The last three months have been difficult for investors generally, with share prices falling, particularly outside of the UK.
But, for investors who prefer to have their investments screened for environmental, social and governance factors, the last quarter has been particularly difficult.
The UK stockmarket has held up pretty well. The Vanguard FTSE All Share Index unit trust (a fund, which we regularly recommend) simply tracks the performance of the FTSE All Share Index of quoted companies. The fund was up by 0.97% over the three months to 25th March.
Compare this to the L&G Future World ESG UK Index fund. This fund starts with the FTSE All Share Index, but screens out coal miners, manufacturers of controversial weapons, perennial offenders of the UN Global Compact and tobacco companies. This fund lost 18.47% of its value over the same period.
The difference is evident from the top 10 holdings of both funds – Vanguard holds Shell, BP, British American Tobacco, whilst L&G doesn’t. Companies that don’t stack up well from an ethical perspective have produced better returns in the last three months.
The same is true for global stockmarkets too, although the world’s largest companies – Apple, Microsoft, Amazon, Alphabet and Tesla – are perceived as being less controversial. These companies appear in the top 10 holdings of many ethically screened funds too, so the difference between traditional and ethically screened tracker funds of global shares is less marked.
Ethically screened funds give you two types of return – the usual, measurable investment returns, and a non-monetary return (from the knowledge that you aren’t investing in tobacco, weapons, gambling or coal mining etc.). This latter return can’t really be measured and its value will be different for every investor.
However, the non-monetary starts to become quantifiable in extreme times like this. You can ask yourself whether you would have been happier with a higher return, whilst having the knowledge that you had been investing in cigarettes, weapons, gambling and fossil fuels.

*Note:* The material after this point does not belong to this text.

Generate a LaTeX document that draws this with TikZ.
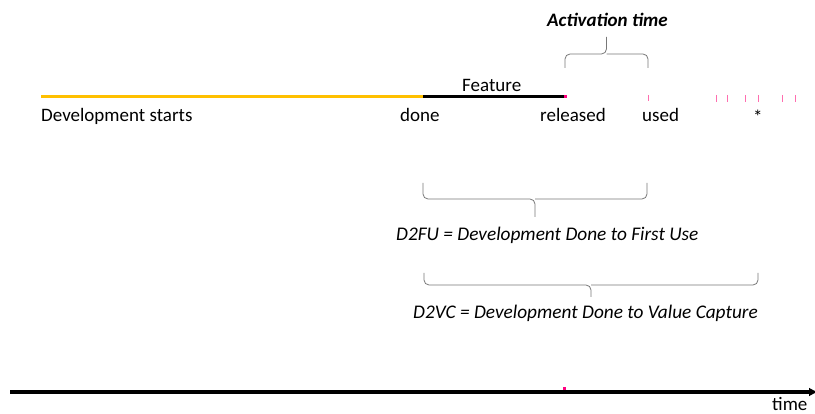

Our expectation is that most ethical investors would prefer to accept the additional risk. However, if you would like to revisit your position, please let us know. Our job is to give you impartial advice and to help you with decisions like this.
In the long-run, the rationale for an ESG-based investment approach is strong, even for those who are simply searching for the highest return. However, ESG screened funds have a smaller choice of allowable investments and this increases the risks they face.